In this context, the canopy has become a shorthand for everything that shelters life — a symbol that bridges the ancient human experience of seeking overhead cover and the urgent contemporary challenge of maintaining the natural systems that make life on Earth possible.
Summary: The Layered Meanings of Canopy Symbolism
The canopy is one of the most consistently meaningful forms in human experience — a shape that carries authority, protection, the sacred, and the natural all at once. Its meaning holds across radically different contexts because it is grounded in something real: the fundamental human experience of what it feels like to have shelter overhead.

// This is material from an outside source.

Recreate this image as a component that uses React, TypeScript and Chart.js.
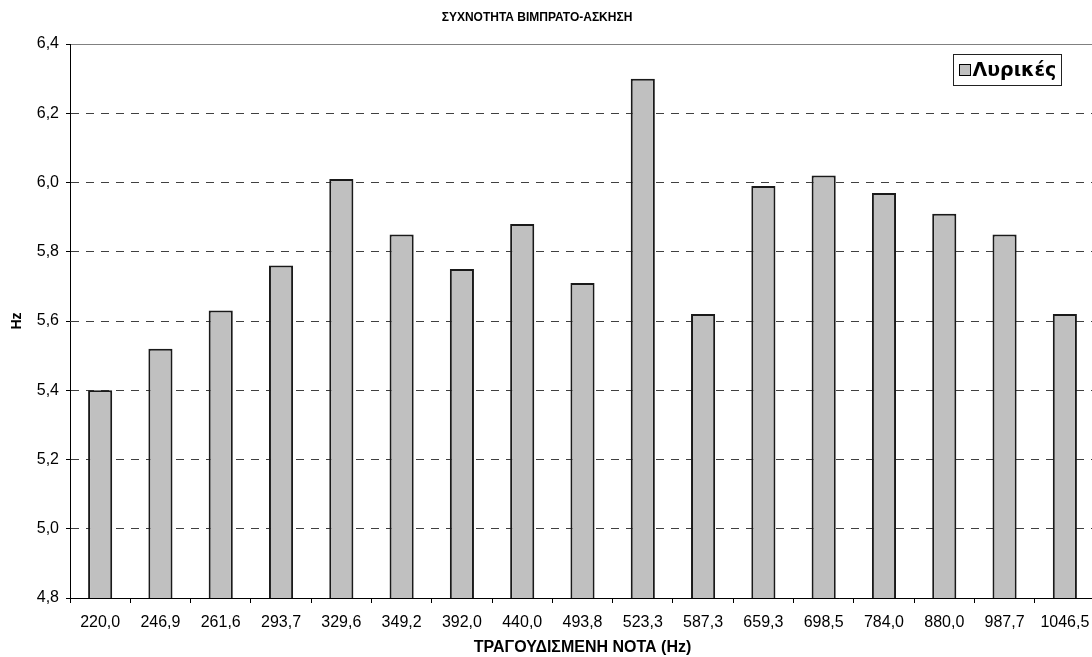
import React, { useEffect, useRef } from 'react';
import { Chart, registerables } from 'chart.js';

Chart.register(...registerables);

// Vibrato rate per sung note (exercise)
const CHART_TITLE = 'ΣΥΧΝΟΤΗΤΑ ΒΙΜΠΡΑΤΟ-ΑΣΚΗΣΗ';
const X_TITLE = 'ΤΡΑΓΟΥΔΙΣΜΕΝΗ ΝΟΤΑ (Hz)';
const Y_TITLE = 'Hz';
const SERIES_NAME = 'Λυρικές';

const NOTES = [
  '220,0', '246,9', '261,6', '293,7', '329,6', '349,2', '392,0', '440,0', '493,8',
  '523,3', '587,3', '659,3', '698,5', '784,0', '880,0', '987,7', '1046,5',
];
const VIBRATO_RATE = [
  5.40, 5.52, 5.63, 5.76, 6.01, 5.85, 5.75, 5.88, 5.71,
  6.30, 5.62, 5.99, 6.02, 5.97, 5.91, 5.85, 5.62,
];

const Y_MIN = 4.8;
const Y_MAX = 6.4;
const Y_STEP = 0.2;

const FONT = '"Liberation Sans", Arial, sans-serif';
const BAR_FILL = '#c0c0c0';

const CANVAS_W = 1100;
const CANVAS_H = 657;

// Chart heading, centred over the whole figure
const headingPlugin = {
  id: 'heading',
  afterDraw(chart: Chart) {
    const { ctx } = chart;
    ctx.save();
    ctx.font = `bold 12px ${FONT}`;
    ctx.fillStyle = '#000';
    ctx.textAlign = 'center';
    ctx.textBaseline = 'middle';
    ctx.fillText(CHART_TITLE, 537, 18);
    ctx.restore();
  },
};

// Boxed legend floating in the upper right of the plot
const boxedLegendPlugin = {
  id: 'boxedLegend',
  afterDraw(chart: Chart) {
    const { ctx } = chart;
    const ds = chart.data.datasets[0];
    const x = 953.5;
    const y = 54.5;
    const w = 108;
    const h = 31;
    ctx.save();
    ctx.fillStyle = '#fff';
    ctx.fillRect(x, y, w, h);
    ctx.strokeStyle = '#222';
    ctx.lineWidth = 1;
    ctx.strokeRect(x, y, w, h);
    ctx.fillStyle = ds.backgroundColor as string;
    ctx.fillRect(x + 6, y + 10, 11, 11);
    ctx.strokeStyle = '#000';
    ctx.strokeRect(x + 6, y + 10, 11, 11);
    ctx.fillStyle = '#000';
    ctx.font = `bold 19px "DejaVu Sans", sans-serif`;
    ctx.textAlign = 'left';
    ctx.textBaseline = 'middle';
    ctx.fillText(String(ds.label), x + 19, y + h / 2 + 1);
    ctx.restore();
  },
};

export default function App() {
  const canvasRef = useRef<HTMLCanvasElement | null>(null);

  useEffect(() => {
    const canvas = canvasRef.current;
    if (!canvas) return;
    const chart = new Chart(canvas, {
      type: 'bar',
      data: {
        labels: NOTES,
        datasets: [
          {
            label: SERIES_NAME,
            data: VIBRATO_RATE,
            backgroundColor: BAR_FILL,
            borderColor: '#1a1a1a',
            borderWidth: 2,
            borderSkipped: 'bottom',
            categoryPercentage: 1,
            barPercentage: 0.4,
          },
        ],
      },
      options: {
        responsive: false,
        animation: false,
        devicePixelRatio: 1,
        layout: { padding: { top: 44, right: 5, left: 0, bottom: 0 } },
        plugins: {
          legend: { display: false },
          title: { display: false },
          tooltip: { enabled: false },
        },
        scales: {
          x: {
            type: 'category',
            offset: true,
            afterFit(scale: any) {
              scale.height = 59;
            },
            grid: {
              offset: true,
              drawOnChartArea: false,
              drawTicks: true,
              tickLength: 5,
              tickColor: '#000',
              tickWidth: 1,
            },
            border: { display: true, color: '#000', width: 1 },
            ticks: {
              color: '#000',
              font: { family: FONT, size: 16 },
              padding: 10,
              maxRotation: 0,
              autoSkip: false,
            },
            title: {
              display: true,
              text: X_TITLE,
              color: '#000',
              font: { family: FONT, size: 16, weight: 'bold' },
              padding: { top: 0, bottom: 0 },
            },
          },
          y: {
            min: Y_MIN,
            max: Y_MAX,
            afterFit(scale: any) {
              scale.width = 70;
            },
            grid: {
              color: (c: any) => (c.tick && Math.abs(c.tick.value - Y_MAX) < 1e-6 ? '#808080' : '#404040'),
              lineWidth: 1,
              drawTicks: true,
              tickLength: 4,
              tickColor: '#000',
              tickWidth: 1,
              tickBorderDash: [],
            },
            border: {
              display: true,
              color: '#000',
              width: 1,
              dash: (c: any) => (c.tick && Math.abs(c.tick.value - Y_MAX) < 1e-6 ? [] : [8, 7]),
            },
            ticks: {
              stepSize: Y_STEP,
              color: '#000',
              font: { family: FONT, size: 16 },
              padding: 7,
              callback: (v: any) => Number(v).toFixed(1).replace('.', ','),
            },
            title: {
              display: true,
              text: Y_TITLE,
              color: '#000',
              font: { family: FONT, size: 14, weight: 'bold' },
              padding: { top: 9, bottom: 0 },
            },
          },
        },
      },
      plugins: [headingPlugin, boxedLegendPlugin],
    });
    return () => chart.destroy();
  }, []);

  return (
    <div
      style={{
        position: 'fixed',
        left: 0,
        top: 0,
        width: 1092,
        height: 657,
        overflow: 'hidden',
        background: '#fff',
      }}
    >
      <canvas
        ref={canvasRef}
        width={CANVAS_W}
        height={CANVAS_H}
        style={{ display: 'block', width: CANVAS_W, height: CANVAS_H }}
      />
    </div>
  );
}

Whether the canopy takes the form of:
- A silk baldachin over a medieval throne signaling royal authority
- A Jewish chuppah marking the sacred space of a marriage covenant
- A Hindu mandap defining the ritual space of a wedding ceremony
- A tropical forest canopy sheltering millions of species in a vertical ecosystem
- An architectural entry canopy marking a building's threshold with dignity
- A city's tree canopy as a metric of environmental and social equity
— the symbolic logic is the same: the canopy creates a space beneath it that is set apart, sheltered, honored, and meaningful. Whatever stands beneath a canopy is declared to be more than ordinary. The overhead form reaches across the gap between the physical and the symbolic, between the natural and the cultural, and holds them together in one of humanity's oldest and most eloquent gestures.